James McConalogue (European Foundation, London): In the not so distant past, on 8 December 2003, the elected Labour MP for Corby, Phil Hope, told the House of Commons that “…in drawing up a constitutional treaty for the European Union, the UK Government have throughout been a leading advocate both of ensuring that subsidiarity is properly enforced and of strengthening the role of national Parliaments in Europe.”
Whilst I must congratulate Mr. Hope on his honesty to espouse essentially pro-European ambitions and views as he thinks fit (although I disagree), I wonder if he still supports the same view now that the UK’s All-Party Parliamentary European Scrutiny Committee has concluded that this Reform Treaty is “substantially equivalent” to the Constitutional Treaty, that subsidiarity is not properly enforced and if anything, the Treaty places a legal obligation onto national Parliaments, including Westminster.
The solid democratic case for a referendum is based on the underlying fact that this Lisbon Treaty fundamentally alters the constitutional nature of the relationship between the United Kingdom and the European Union. Having realised the errors of those previous statements, will the MP for Corby now admit that the case for a referendum is compelling? I am concerned that he will not.
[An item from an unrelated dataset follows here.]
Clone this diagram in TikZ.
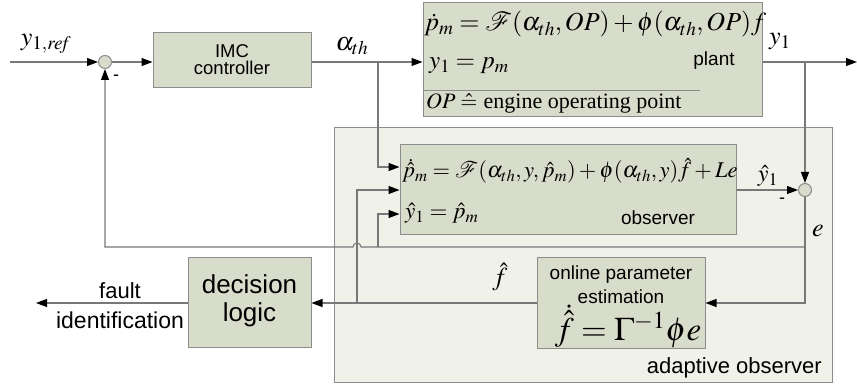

Given the need for him to maintain his small (1517) Labour majority at the next election, I realise that the elected Labour MP for Corby must now feel compelled to remain silent on the EU Reform Treaty – and of course the wholly negative impact this will have on his constituency. However, as an elected Member of Parliament, can Phil Hope not see that by refusing to let the people of Corby have their say through a referendum on the Lisbon Treaty (which fundamentally alters the nature of the relationship between the United Kingdom and the European Union), the call for democracy in this constituency and across the country will be sunk beneath the authority of unelected European officials. This is clearly undemocratic.
I can only assume, on his own terms, that the Treaty does not withstand the criteria he had previously set for it and that the case for a referendum in the interest of British democracy is compelling. Better still, he could vote against the Treaty given its detrimental consequences for the democratic future of Britain. Any action to the contrary would surely make Phil Hope unelectable at the next election.